Subsequent guidance (EBSA Disaster Relief Notice 2021- 01) further clarified that the tolling applies to the earlier of one of the following:
- one year from when an individual would be required to comply with the COBRA obligation; or
- 60 days after the end of the Public Health Emergency
Applying this “60 days after the end of the Public Health Emergency” to the May 11th end date, that means that all tolling would end on July 10th, 2023, at which time the normal timelines would resume.
So, how does the end of the COVID-19 National Public Health Emergency apply in practice? Consider the following examples:
Example #1: An employee loses coverage due to a termination of employment on July 1, 2022. Because that termination occurred while the National Public Health Emergency was in effect, the normal COBRA 60-day election timeline is tolled in accordance with Notice 2021-01. Here, because the one-year maximum period would occur first, that would mean that the tolling of the COBRA election notice period would end one year out from the termination (on July 1, 2023) at which point the typical 60-day COBRA election clock would resume.
Example #2: By contrast, what about an employee who is terminated on November 1, 2022? Again the termination occurred while the National Public Health Emergency was in effect so the COBRA 60-day election timeline is once again tolled. However, in applying Notice 2021-01 to this case, the tolling wouldn’t be for one year but rather the tolling would end 60 days after the end of the National Public Health Emergency (July 10th – since that date is earlier). So, in this case, the COBRA 60-day election period would start on July 10th, 2023 (not November 1, 2023).

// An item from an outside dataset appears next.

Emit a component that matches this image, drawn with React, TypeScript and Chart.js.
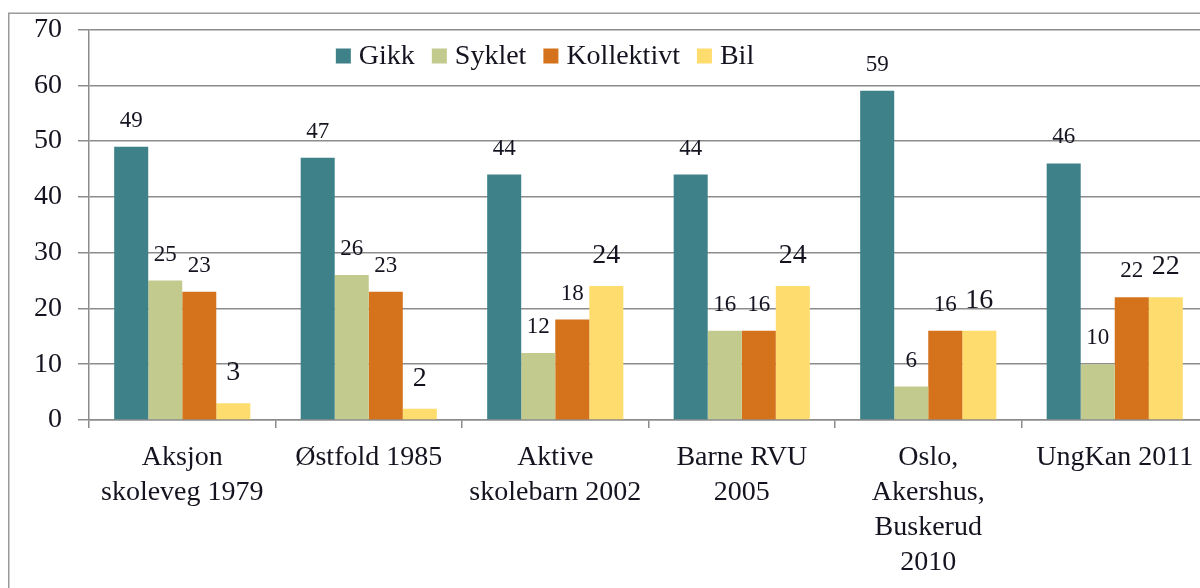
import React, { useEffect, useRef } from "react";
import { Chart, registerables } from "chart.js";
Chart.register(...registerables);

const categories: string[][] = [
  ["Aksjon", "skoleveg 1979"],
  ["Østfold 1985"],
  ["Aktive", "skolebarn 2002"],
  ["Barne RVU", "2005"],
  ["Oslo,", "Akershus,", "Buskerud", "2010"],
  ["UngKan 2011"],
];
const seriesNames = ["Gikk", "Syklet", "Kollektivt", "Bil"];
const gikk = [49, 47, 44, 44, 59, 46];
const syklet = [25, 26, 12, 16, 6, 10];
const kollektivt = [23, 23, 18, 16, 16, 22];
const bil = [3, 2, 24, 24, 16, 22];
const seriesColors = ["#3F8189", "#C3CA8E", "#D4731C", "#FEDC6E"];
const yMin = 0;
const yMax = 70;
const yStep = 10;

const FONT = "'Liberation Serif', 'Times New Roman', serif";
const TEXT = "#141420";
const GRID = "#8c8c8c";

const W = 1200;
const H = 580;

const labelPlugin = {
  id: "valueLabels",
  afterDatasetsDraw(chart: any) {
    const ctx = chart.ctx;
    ctx.save();
    ctx.fillStyle = TEXT;
    ctx.textAlign = "center";
    ctx.textBaseline = "alphabetic";
    chart.data.datasets.forEach((ds: any, di: number) => {
      const meta = chart.getDatasetMeta(di);
      const big = di === 3;
      ctx.font = `${big ? 28 : 23}px ${FONT}`;
      meta.data.forEach((el: any, i: number) => {
        ctx.fillText(String(ds.data[i]), el.x, el.y - (big ? 23 : 20));
      });
    });
    ctx.restore();
  },
};

const legendPlugin = {
  id: "customLegend",
  afterDraw(chart: any) {
    const ctx = chart.ctx;
    ctx.save();
    ctx.font = `28px ${FONT}`;
    const box = 15;
    const gapText = 8;
    const gapItem = 17;
    const widths = seriesNames.map((n) => ctx.measureText(n).width);
    const total =
      widths.reduce((a, b) => a + b + box + gapText, 0) + gapItem * (seriesNames.length - 1);
    let x = 537 - total / 2;
    const base = 55.5;
    seriesNames.forEach((n, i) => {
      ctx.fillStyle = seriesColors[i];
      ctx.fillRect(x, base - box, box, box);
      x += box + gapText;
      ctx.fillStyle = TEXT;
      ctx.textAlign = "left";
      ctx.textBaseline = "alphabetic";
      ctx.fillText(n, x, base);
      x += widths[i] + gapItem;
    });
    // outer frame
    ctx.strokeStyle = "#9a9a9a";
    ctx.lineWidth = 1.5;
    ctx.beginPath();
    ctx.moveTo(0.75, H + 10);
    ctx.lineTo(0.75, 5.25);
    ctx.lineTo(W + 10, 5.25);
    ctx.stroke();
    ctx.restore();
  },
};

export default function App() {
  const ref = useRef<HTMLCanvasElement | null>(null);
  useEffect(() => {
    if (!ref.current) return;
    const datasets = [gikk, syklet, kollektivt, bil].map((d, i) => ({
      label: seriesNames[i],
      data: d,
      backgroundColor: seriesColors[i],
      borderWidth: 0,
      barPercentage: 1.0,
      categoryPercentage: 0.73,
    }));
    const chart = new Chart(ref.current, {
      type: "bar",
      data: { labels: categories as any, datasets },
      options: {
        responsive: false,
        animation: false,
        maintainAspectRatio: false,
        layout: { padding: { top: 21.5, left: 0, right: 0, bottom: 0 } },
        plugins: { legend: { display: false }, tooltip: { enabled: false } },
        scales: {
          x: {
            offset: true,
            grid: {
              offset: true,
              drawOnChartArea: false,
              drawTicks: true,
              tickLength: 8,
              color: GRID,
              lineWidth: 1.5,
            },
            border: { display: true, color: GRID, width: 1.5 },
            ticks: {
              color: TEXT,
              font: { family: FONT, size: 28, lineHeight: 1.25 },
              padding: 12,
              maxRotation: 0,
              autoSkip: false,
            },
            afterFit(scale: any) {
              scale.height = H - 412;
              scale.paddingLeft = 0;
              scale.paddingRight = 0;
            },
          },
          y: {
            min: yMin,
            max: yMax,
            grid: {
              color: GRID,
              lineWidth: 1.5,
              drawTicks: true,
              tickLength: 11,
            },
            border: { display: true, color: GRID, width: 1.5 },
            ticks: {
              stepSize: yStep,
              color: TEXT,
              font: { family: FONT, size: 28 },
              padding: 16,
            },
            afterFit(scale: any) {
              scale.width = 81;
              scale.paddingTop = 0;
              scale.paddingBottom = 0;
            },
          },
        },
      },
      plugins: [labelPlugin, legendPlugin],
    });
    return () => chart.destroy();
  }, []);
  return (
    <div
      style={{
        position: "fixed",
        left: 8,
        top: 8,
        width: 1192,
        height: 580,
        overflow: "hidden",
        background: "#fff",
      }}
    >
      <canvas ref={ref} width={W} height={H} style={{ width: W, height: H, display: "block" }} />
    </div>
  );
}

While we expect further guidance to be forthcoming between now and the end of the National Public Health Emergency on this application when it comes to all of these affected areas mentioned above, it is still recommended that employers review their existing requests for COBRA continuation coverage (or other aspects such as COBRA payments etc.) to ensure that proper additional time is afforded to COBRA qualified beneficiaries to exercise their rights.